Write Amplification: The Hidden Tax
Defining Write Amplification
Write Amplification (WA) is the ratio of actual bytes written to storage versus the bytes the application intended to write. A WA of 10 means for every 1 GB of data your application sends, 10 GB is physically written to disk. This is a hidden cost that erodes storage throughput, increases SSD wear, and raises infrastructure costs.
Sources of Write Amplification
LSM-Tree compaction: Data written to an LSM-Tree (Cassandra, RocksDB, LevelDB) is first written to a memtable in memory and a Write-Ahead Log for durability, then flushed to an immutable SSTable on disk. As SSTables accumulate, background compaction merges and rewrites them into consolidated files. Each compaction round re-writes data that has already been written — sometimes multiple times across compaction levels. Total WA of 10-30× is common.

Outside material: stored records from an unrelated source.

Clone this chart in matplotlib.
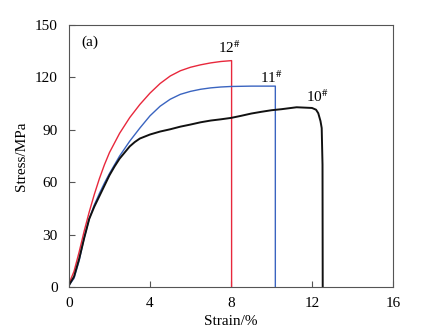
import matplotlib
matplotlib.use("Agg")
import matplotlib.pyplot as plt

plt.rcParams['font.family'] = ['Liberation Serif', 'DejaVu Serif']
plt.rcParams['mathtext.fontset'] = 'stix'

# 12# sample (red)
strain_12 = [0, 0.25, 0.5, 0.75, 1.0, 1.25, 1.5, 1.75, 2.0, 2.5, 3.0, 3.5, 4.0, 4.5, 5.0,
             5.5, 6.0, 6.5, 7.0, 7.5, 8.03, 8.03]
stress_12 = [2, 9, 20, 32, 43, 53, 62, 70, 77, 88, 97, 104.5, 111, 116.5, 120.8,
             123.8, 125.8, 127.2, 128.3, 129.1, 129.6, 0]

# 11# sample (blue)
strain_11 = [0, 0.25, 0.5, 0.75, 1.0, 1.25, 1.5, 1.75, 2.0, 2.5, 3.0, 3.5, 4.0, 4.5, 5.0,
             5.5, 6.0, 6.5, 7.0, 7.5, 8.0, 9.0, 10.19, 10.19]
stress_11 = [1, 5, 15, 28, 39, 47, 53.5, 59.5, 65, 75, 83.5, 91, 98, 103.5, 107.5,
             110.3, 112, 113.2, 114, 114.5, 114.8, 115, 115, 0]

# 10# sample (black)
strain_10 = [0, 0.25, 0.5, 0.75, 1.0, 1.25, 1.5, 1.75, 2.0, 2.25, 2.5, 2.75, 3.0, 3.25, 3.5,
             4.0, 4.5, 5.0, 5.5, 6.0, 6.5, 7.0, 7.5, 8.0, 8.5, 9.0, 9.5, 10.0, 10.5,
             11.24, 12.0, 12.2, 12.31, 12.42, 12.48, 12.52, 12.53]
stress_10 = [1, 6, 16, 28, 39, 46, 52, 58, 64, 69, 73.5, 77, 80.5, 83, 85,
             87.3, 89, 90.3, 91.8, 93, 94.3, 95.3, 96, 96.8, 98, 99.3, 100.3, 101.2, 101.8,
             102.9, 102.5, 101.5, 99.5, 95, 91, 70, 0]

fig = plt.figure(figsize=(4.35, 3.35), dpi=100)
ax = fig.add_axes([0.1586, 0.1433, 0.7448, 0.7821])

ax.plot(strain_12, stress_12, color='#e8283c', lw=1.0)
ax.plot(strain_11, stress_11, color='#3a64c0', lw=1.0)
ax.plot(strain_10, stress_10, color='#111111', lw=1.4)

ax.set_xlim(0, 16)
ax.set_ylim(0, 150)
ax.set_xticks([0, 4, 8, 12, 16])
ax.set_yticks([0, 30, 60, 90, 120, 150])
ax.tick_params(direction='in', labelsize=11, length=4, color='#555555')
ax.tick_params(axis='x', pad=7)
ax.tick_params(axis='y', pad=8)
for s in ax.spines.values():
    s.set_color('#555555')
    s.set_linewidth(0.8)

ax.set_xlabel('Strain/%', fontsize=11, labelpad=4)
ax.set_ylabel('Stress/MPa', fontsize=11, labelpad=5)

ax.text(0.6, 138, '(a)', fontsize=11)
ax.text(7.35, 134, r'12$^{\#}$', fontsize=11)
ax.text(9.45, 117, r'11$^{\#}$', fontsize=11)
ax.text(11.7, 106, r'10$^{\#}$', fontsize=11)

fig.savefig('out.png', dpi=100)
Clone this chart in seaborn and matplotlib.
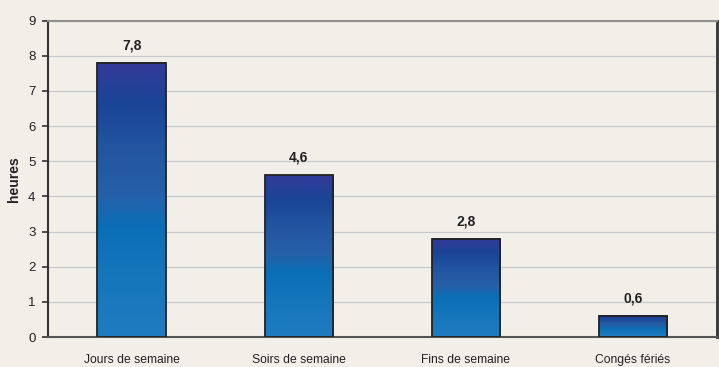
import numpy as np
import matplotlib
matplotlib.use("Agg")
import matplotlib.pyplot as plt
from matplotlib.colors import LinearSegmentedColormap
from matplotlib.patches import Rectangle
import seaborn as sns
import pandas as pd

categories = ["Jours de semaine", "Soirs de semaine", "Fins de semaine", "Congés fériés"]
hours = [7.8, 4.6, 2.8, 0.6]
value_labels = ["7,8", "4,6", "2,8", "0,6"]
y_ticks = list(range(0, 10))

bg = "#f2efe9"
sns.set_theme(style="white")
plt.rcParams["font.family"] = ["Liberation Sans", "DejaVu Sans"]

df = pd.DataFrame({"cat": categories, "h": hours})

fig = plt.figure(figsize=(7.19, 3.67), dpi=100, facecolor=bg)
ax = fig.add_axes([0.0668, 0.0817, 0.93, 0.862])
ax.set_facecolor(bg)

sns.barplot(data=df, x="cat", y="h", ax=ax, width=0.41, color="#1f7bc0",
            edgecolor="none", linewidth=0, zorder=2)

# vertical gradient: dark indigo at the top, lighter blue at the base
grad = LinearSegmentedColormap.from_list("bar", [
    (0.0, "#1f7cc1"),
    (0.25, "#1475bb"),
    (0.40, "#0a6fb6"),
    (0.52, "#2660a8"),
    (0.70, "#22549f"),
    (0.85, "#1a4596"),
    (1.0, "#343a98"),
])
column = np.linspace(0, 1, 256).reshape(-1, 1)
for p in list(ax.patches):
    x0, y0 = p.get_x(), p.get_y()
    w, h = p.get_width(), p.get_height()
    ax.imshow(column, cmap=grad, origin="lower", aspect="auto",
              extent=(x0, x0 + w, y0, y0 + h), zorder=3, interpolation="bilinear")
    ax.add_patch(Rectangle((x0, y0), w, h, fill=False, edgecolor="#222222",
                           linewidth=1.3, zorder=4))

for i, (v, lab) in enumerate(zip(hours, value_labels)):
    ax.text(i, v + 0.5, lab, ha="center", va="center", fontsize=10,
            fontweight="bold", color="#222222", zorder=5)

ax.set_xlim(-0.5, len(categories) - 0.5)
ax.set_ylim(0, 9)
ax.set_yticks(y_ticks)
ax.set_yticklabels([str(t) for t in y_ticks], fontsize=9.5, color="#222222")
ax.yaxis.grid(True, color="#c9c9cc", linewidth=0.9)
ax.set_axisbelow(True)

ax.set_xticks(range(len(categories)))
ax.set_xticklabels(categories, fontsize=8.7, color="#222222")
ax.set_xticks(np.arange(-0.5, len(categories), 1.0), minor=True)
ax.tick_params(axis="x", which="major", length=0, pad=12)
ax.tick_params(axis="x", which="minor", length=4, width=1.2, color="#333333", direction="out")
ax.tick_params(axis="y", length=4, width=1.2, color="#333333", direction="out", pad=5, left=True)

ax.set_xlabel("")
ax.set_ylabel("heures", fontsize=10, fontweight="bold", color="#222222", labelpad=5)

ax.spines["left"].set_color("#333333")
ax.spines["left"].set_linewidth(1.5)
ax.spines["bottom"].set_color("#555555")
ax.spines["bottom"].set_linewidth(1.5)
ax.spines["right"].set_color("#333333")
ax.spines["right"].set_linewidth(2)
ax.spines["top"].set_color("#8f8f8f")
ax.spines["top"].set_linewidth(1.5)

fig.savefig("out.png", dpi=100, facecolor=bg)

B-Tree updates: A single row update requires writing: the updated data page, the updated index pages for every affected index, and the WAL entry. A row with five indexes may produce six or more physical writes per logical update.
SSD hardware amplification: SSDs cannot overwrite individual bytes — they must erase an entire block (typically 256KB or more) before writing new data. A 4KB update erases and rewrites a 256KB block. This hardware-level WA is multiplied on top of database-level WA.
Mitigation Strategies
- Choose the right compaction strategy: Size-tiered compaction (default Cassandra) writes less but produces more SSTables to read. Leveled compaction (LevelDB, RocksDB option) reads faster but writes more. Match the strategy to your read/write ratio.
- Batch small writes: Accumulate small writes in a buffer and flush as one larger write. Amortizes per-write overhead and reduces total compaction cycles.
- Design write-aligned keys: Monotonically increasing keys (ULIDs, time-prefixed IDs) cause new data to land at the end of the SSTable structure, minimizing compaction. Random UUID keys scatter writes across the keyspace, maximizing compaction churn.
- Align writes to storage geometry: Write in multiples of the SSD page size (4KB). Misaligned writes trigger extra read-modify-write cycles at the hardware level.